Saímos da Sala Brentano para encontrar um Nikolaï Lugansky em duas sonatas de grande envergadura de Beethoven a opus 31 nº2 em Ré Menor (tempestade) e a batida, mas sempre espantosa, sonata nº 23 em fá menor, Apassionata, o célebre opus 57. Lugansky é um mestre na arte de suspender o tempo sem perder o fluxo imparável da obra de Beethoven. A sonata opus 31, nº 2, com as suas surpresas harmónicas, uma sonata iniciada com uma meia cadência, é um campo privilegiado para as experiências metafísicas de Luganski. A utilização subtil das paragens para escutar as ressonâncias do piano e os acordes, o uso incrível do pedal num sublinhado intenso dos momentos críticos em termos harmónicos. Um touché de grande subtileza, mesmo nos fortíssimos, sem nunca martelar ou rasgar, sendo capaz de uma sonoridade pujante e máscula sem ser a sonoridade de um estivador, características que Lugansky consegue mostrar sempre de forma natural.
A sonata opus 31 foi executada de forma notável. O andamento lento, o Adagio, foi um monumento estético.
Na Apassionata distanciei-me da análise do que o pianista ia fazendo e deixei-me interiorizar pela música pura, abandonei este mundo e regressei a Beethoven, o mérito máximo deste pianista foi esse mesmo, transformar o instante na eternidade. Supremo.

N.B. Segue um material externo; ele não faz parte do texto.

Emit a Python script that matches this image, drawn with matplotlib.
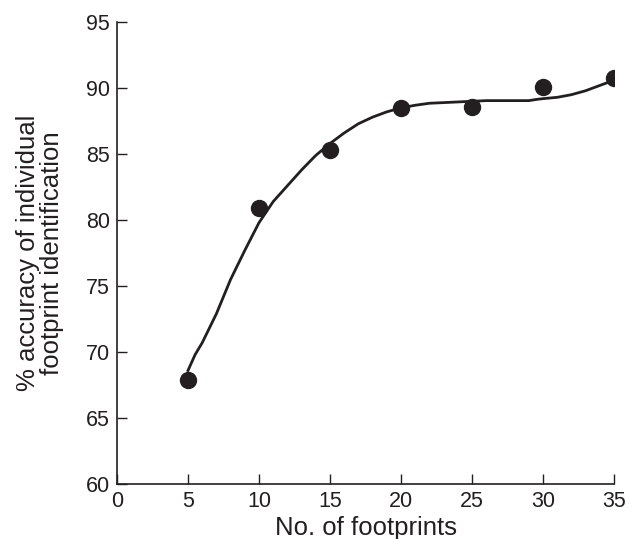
import matplotlib
matplotlib.use('Agg')
import matplotlib.pyplot as plt
from matplotlib import rcParams

rcParams['font.family'] = ['Liberation Sans', 'DejaVu Sans']

# измеренные точки
footprints = [5, 10, 15, 20, 25, 30, 35]
accuracy = [67.9, 80.9, 85.3, 88.5, 88.6, 90.1, 90.8]

# сглаженная кривая
curve_x = [5, 5.5, 6, 7, 8, 9, 10, 11, 12, 13, 14, 15, 16, 17, 18, 19, 20,
           21, 22, 23, 24, 25, 26, 27, 28, 29, 29.6, 30, 31, 32, 33, 34, 35]
curve_y = [68.6, 69.8, 70.7, 72.9, 75.5, 77.7, 79.8, 81.4, 82.6, 83.8, 84.9,
           85.8, 86.6, 87.3, 87.8, 88.2, 88.5, 88.7, 88.85, 88.9, 88.95,
           89.0, 89.05, 89.05, 89.05, 89.05, 89.15, 89.2, 89.3, 89.5, 89.8,
           90.2, 90.6]

ink = '#231f20'

fig = plt.figure(figsize=(6.34, 5.39), dpi=100)
ax = fig.add_axes([0.1845, 0.102, 0.784, 0.857])

ax.plot(curve_x, curve_y, color=ink, lw=2.0, zorder=2)
ax.plot(footprints, accuracy, 'o', color=ink, ms=11.5, zorder=3)

ax.set_xlim(0, 35)
ax.set_ylim(60, 95)
ax.set_xticks(range(0, 36, 5))
ax.set_yticks(range(60, 96, 5))

for s in ['top', 'right']:
    ax.spines[s].set_visible(False)
for s in ['left', 'bottom']:
    ax.spines[s].set_color(ink)
    ax.spines[s].set_linewidth(1.2)

ax.tick_params(direction='in', length=7, width=1, color=ink,
               labelsize=15.5, labelcolor=ink, pad=5)

ax.set_xlabel('No. of footprints', fontsize=18.5, color=ink, labelpad=3)
ax.set_ylabel('% accuracy of individual\nfootprint identification',
              fontsize=18.5, color=ink, labelpad=16, linespacing=1.0)

ax.patch.set_visible(False)
fig.savefig('out.png', dpi=100)
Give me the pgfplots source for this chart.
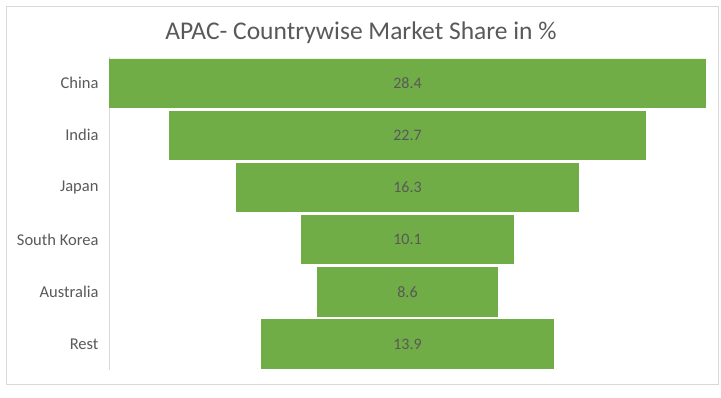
\documentclass[border=0pt]{standalone}
\usepackage{pgfplots}
\pgfplotsset{compat=1.18}
\usepackage{pgfplotstable}
\usepackage{fontspec}
\setmainfont{Carlito}
\definecolor{barg}{HTML}{70AD47}
\definecolor{txt}{HTML}{595959}
\definecolor{frame}{HTML}{D9D9D9}
\pgfplotstableread{
idx v
0 28.4
1 22.7
2 16.3
3 10.1
4 8.6
5 13.9
}\funnel
\begin{document}
\begin{tikzpicture}
\path (0pt,0pt) rectangle (721pt,397pt);
\draw[frame, line width=1pt] (6pt,13pt) rectangle (718pt,390pt);
\node[txt, font=\fontsize{25.5}{30}\selectfont] at (361pt,364pt) {APAC- Countrywise Market Share in \%};
\begin{axis}[
  at={(109pt,27pt)}, anchor=south west,
  scale only axis, width=597pt, height=313pt,
  xmin=-14.2, xmax=14.2, ymin=-0.5, ymax=5.5,
  enlargelimits=false,
  y dir=reverse,
  axis x line=none,
  axis y line*=left,
  axis line style={-},
  y axis line style={draw=frame, line width=0.8pt},
  ytick={0,...,5},
  yticklabels={China,India,Japan,South Korea,Australia,Rest},
  major tick length=0pt,
  yticklabel style={font=\fontsize{16.5}{19}\selectfont, text=txt, xshift=-7pt},
  /pgf/number format/assume math mode=true,
  /pgf/number format/.cd, fixed, precision=1, fixed zerofill,
]
\addplot[xbar, bar width=48.4pt, bar shift=0pt, fill=barg, draw=barg, line width=0.6pt] table[x expr=-\thisrow{v}/2+0.014, y=idx] {\funnel};
\addplot[xbar, bar width=48.4pt, bar shift=0pt, fill=barg, draw=barg, line width=0.6pt] table[x expr=\thisrow{v}/2-0.014, y=idx] {\funnel};
\addplot[draw=none, mark=none, nodes near coords, point meta=explicit,
  every node near coord/.append style={anchor=center, text=txt, font=\fontsize{16}{19}\selectfont}]
  table[x expr=0, y=idx, meta=v] {\funnel};
\end{axis}
\end{tikzpicture}
\end{document}
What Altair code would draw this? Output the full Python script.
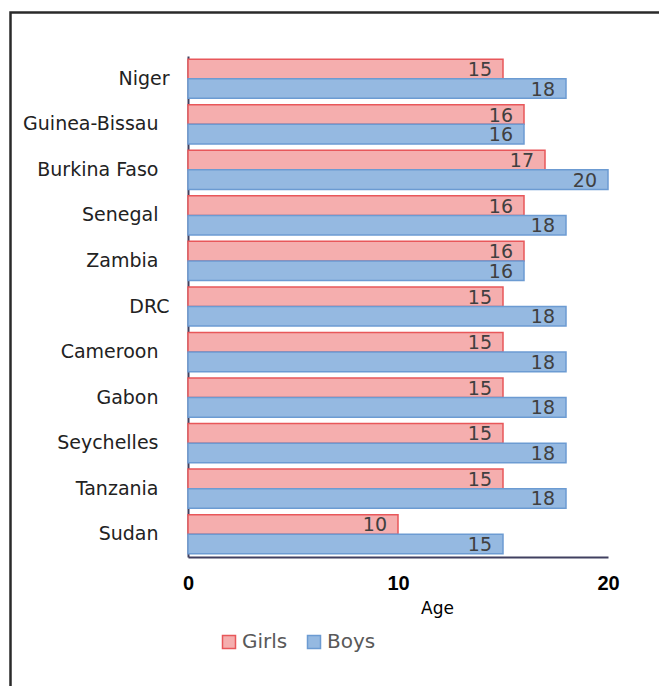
import altair as alt
import pandas as pd

countries = ["Niger", "Guinea-Bissau", "Burkina Faso", "Senegal", "Zambia", "DRC",
             "Cameroon", "Gabon", "Seychelles", "Tanzania", "Sudan"]
girls = [15, 16, 17, 16, 16, 15, 15, 15, 15, 15, 10]
boys = [18, 16, 20, 18, 16, 18, 18, 18, 18, 18, 15]
groups = ["Girls", "Boys"]
x_ticks = [0, 10, 20]

rows = []
for c, g, b in zip(countries, girls, boys):
    rows.append({"country": c, "sex": "Girls", "age": g})
    rows.append({"country": c, "sex": "Boys", "age": b})
df = pd.DataFrame(rows)

FONT = "DejaVu Sans"

y_enc = alt.Y("country:N", sort=countries,
              scale=alt.Scale(paddingInner=0.14, paddingOuter=0.07),
              axis=alt.Axis(title=None, ticks=False, domainColor="#404060", domainWidth=2,
                            labelFontSize=19, labelColor="#222222",
                            labelPadding=alt.expr("datum.value == 'Niger' || datum.value == 'DRC' ? 19 : 30"),
                            labelFont=FONT))
yoff_enc = alt.YOffset("sex:N", sort=groups, scale=alt.Scale(paddingInner=0, paddingOuter=0))
x_enc = alt.X("age:Q", scale=alt.Scale(domain=[0, 20], nice=False),
              axis=alt.Axis(values=x_ticks, title="Age", grid=False, ticks=False,
                            domainColor="#404060", domainWidth=2,
                            labelFontSize=20, labelFontWeight="bold", labelColor="#000000",
                            labelPadding=16, labelFlush=False, labelFont="Liberation Sans",
                            titleFontSize=17, titleFontWeight="normal", titleColor="#000000",
                            titleFont=FONT, titleX=249, titleY=56, titleAlign="center",
                            titleBaseline="alphabetic"))

frame = alt.Chart(pd.DataFrame({"a": [0]})).mark_rect(
    fill=None, stroke="#2a2a2a", strokeWidth=2.5
).encode(x=alt.value(-177.5), x2=alt.value(700), y=alt.value(-43.5), y2=alt.value(800))

bars = alt.Chart(df).mark_bar(strokeWidth=1.5).encode(
    y=y_enc,
    yOffset=yoff_enc,
    x=x_enc,
    fill=alt.Fill("sex:N", sort=groups,
                  scale=alt.Scale(domain=groups, range=["#f5aeae", "#95b9e1"]),
                  legend=alt.Legend(title=None)),
    stroke=alt.Stroke("sex:N", sort=groups,
                      scale=alt.Scale(domain=groups, range=["#e8575a", "#6c9bd2"]),
                      legend=alt.Legend(title=None)),
)

labels = alt.Chart(df).mark_text(
    align="right", baseline="middle", dx=-11, dy=1, fontSize=19, color="#404040", font=FONT
).encode(y=y_enc, yOffset=yoff_enc, x=x_enc, text="age:Q")

chart = alt.layer(frame, bars, labels).properties(
    width=420, height=501,
    autosize=alt.AutoSizeParams(type="none"),
    padding={"left": 180, "top": 48, "right": 51, "bottom": 129},
).configure_view(stroke=None).configure_legend(
    orient="none", legendX=31, legendY=576, direction="horizontal",
    symbolType="square", symbolSize=169, symbolStrokeWidth=1.5,
    labelFontSize=20, labelColor="#595959", labelFont=FONT, labelOffset=3,
    columnPadding=16,
)

chart.save("out.html", embed_options={"renderer": "svg", "actions": False})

Nada neste pianista é óbvio, não há efeitos fáceis, não há artifícios, está tudo à vista (ao ouvido), mas a sua suprema arte é mesmo essa, a de conseguir dar novidade e clareza a uma obra já ouvida até ao limite. A arte do simples, do bem tocado até à perfeição. Cansa? Sim, muito, até à exaustão. Torna-se difícil, é demasiado inebriante, contagiante. A música entra em nós e perdemos o sentido analítico. O recital de piano que mais prazer estético me deu nesta festa da música.